SME Finance Facility – Phase I
The SME Finance Facility combines loans from the European Bank for Reconstruction and Development (EBRD), the European Investment Bank (EIB), and the KfW (Kreditanstalt für Wiederaufbau, German government’s development bank) with EU grant resources, to support SME lending in the Eastern Partnership region. Financing is channelled through financial intermediaries throughout the region, increasing the availability of long-term funding to the SME sector.
Objectives
The SME Finance Facility aims to:
- Rebuild financial intermediaries’ confidence to extend financing to SMEs, including micro-enterprises, following the financial crisis.
- Enhance financial intermediaries’ capacity to assess and monitor the related risks and manage their SME financing.
- Strengthen and deepen the SME credit markets.
- Expand financing options available to the real economy.
- Promote continued development of market-based financial institutions, and contribute to institution building.
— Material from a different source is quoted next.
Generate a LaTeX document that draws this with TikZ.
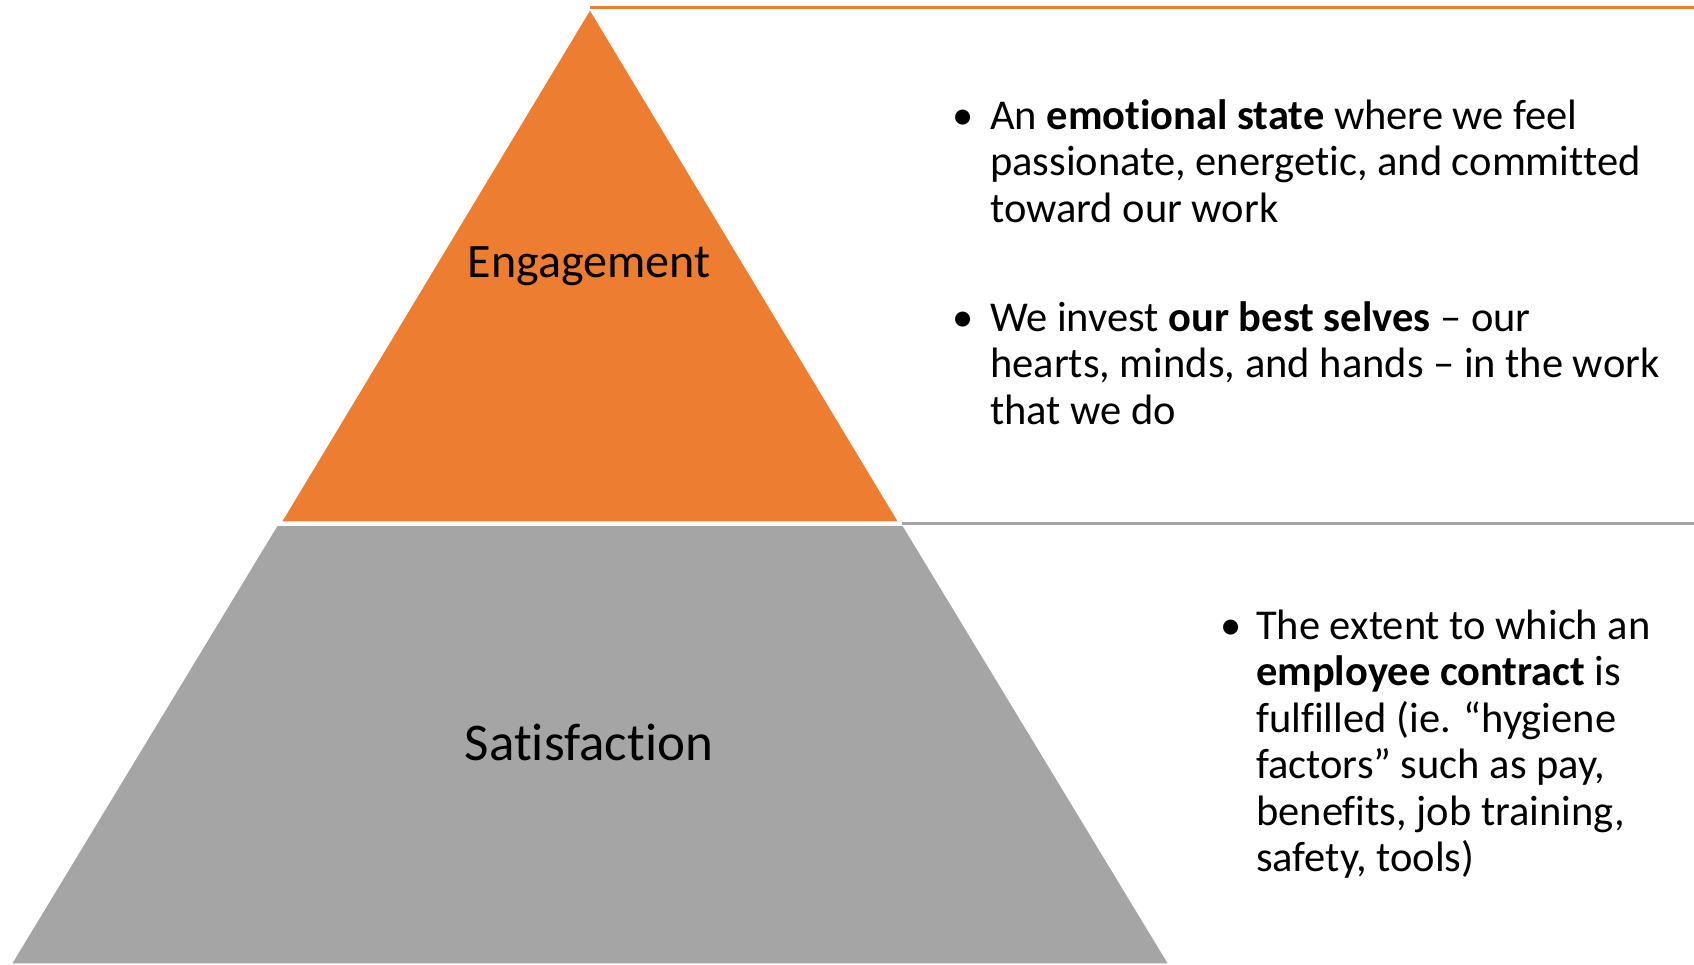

- Support expansion of private and entrepreneurial initiatives, working with local and international financial intermediaries.
Beneficiaries
- Financial intermediaries (banks, leasing companies, investment funds).
- Small and medium-sized enterprises (SMEs).
Activities
The SME Finance Facility is divided into two parts, one implemented by the EBDR/KfW, and the other by the EIB.
EBRD/KfW (€10.4 million – 2010-2019)
- Credit support for SME lending in EaP countries or regions where lending to SMEs has decreased considerably due to heightened risk aversion among Participating Financing Institutions (PFIs), resulting from the crisis. This takes the form of a loss risk-sharing cushion for PFIs, provided for sub-loans funded under EBRD/KfW credit lines.
- Technical assistance to PFIs on a case-by-case basis, in order to maximise their ability to service the needs of SMEs as well as to expand SME financing to new areas and to develop new products for SMEs, particularly in key, underbanked regions.
EIB (€5.1 million – 2010-2020)
- Provides loans and credit enhancement support in the form of interest-free loan co-financing of up to 10% of a traditional EIB loan to the PFIs, which passes this interest-free co-financing on to SMEs. The EU grant is also used as a risk-sharing cushion for the loans granted by PFIs to SMEs for up to 10 % of the sub-loan amount.
- Technical assistance to PFIs to support the expansion of SME lending.
Results
For the period December 2010 – December 2016
- Lending to PFIs
In 2011, the EIB signed a €15m finance contract with ProCredit Bank Georgia JSC, to finance Sub-Projects carried out either by SMEs (min. 70%) or entities carrying out priority Sub-Projects. This loan is fully disbursed and allocated. In December 2012, the EIB signed a second €10m finance contract with ProCredit Bank Georgia JSC.
In 2011, the EBRD adopted the “Georgian Agricultural Finance Facility” (GAFF, a joint initiative with KfW), a €40 million framework for on-lending to farmers and other agricultural entities in Georgia. By the end of 2014 the entire €40 million were disbursed to five PFIs (Bank of Georgia, TBC Bank, ProCredit Bank Georgia, VTB Bank Georgia and Bank Republic), GEL 244.9 million (€108.1m equivalent) were disbursed by PFIs in 15,535 sub-loans and 15,352 farmers and SMEs benefited from the GAFF finance.
- Credit Enhancement support
By the end of 2016, ProCredit Bank Georgia JSC had allocated €330,714 of EU grants to 731 SMEs. The average size of the investment financed was €36,750.
By the end of 2014, the total amount of EUR grants allocated by PFIs for first loss under GAFF (net of the PFIs’ recoveries) was EUR 86,119. The average size of the investment financed was GEL 15,800 (€7,000 equivalent).
- Technical assistance
GAFF incorporates technical assistance (completed in June 2013), provided by EU NIF (under the “Framework for Capacity Building to support Financial Intermediaries in Azerbaijan and Georgia”). The overall objectives of this assignment was to develop sustainable agri-lending in PFIs and to assist in strengthening agricultural value chains. The consultant introduced Value Chain Financing (VCF) to the PFIs, developed and shared proposals for VCFs and helped the interested PFIs to implement such lending schemes.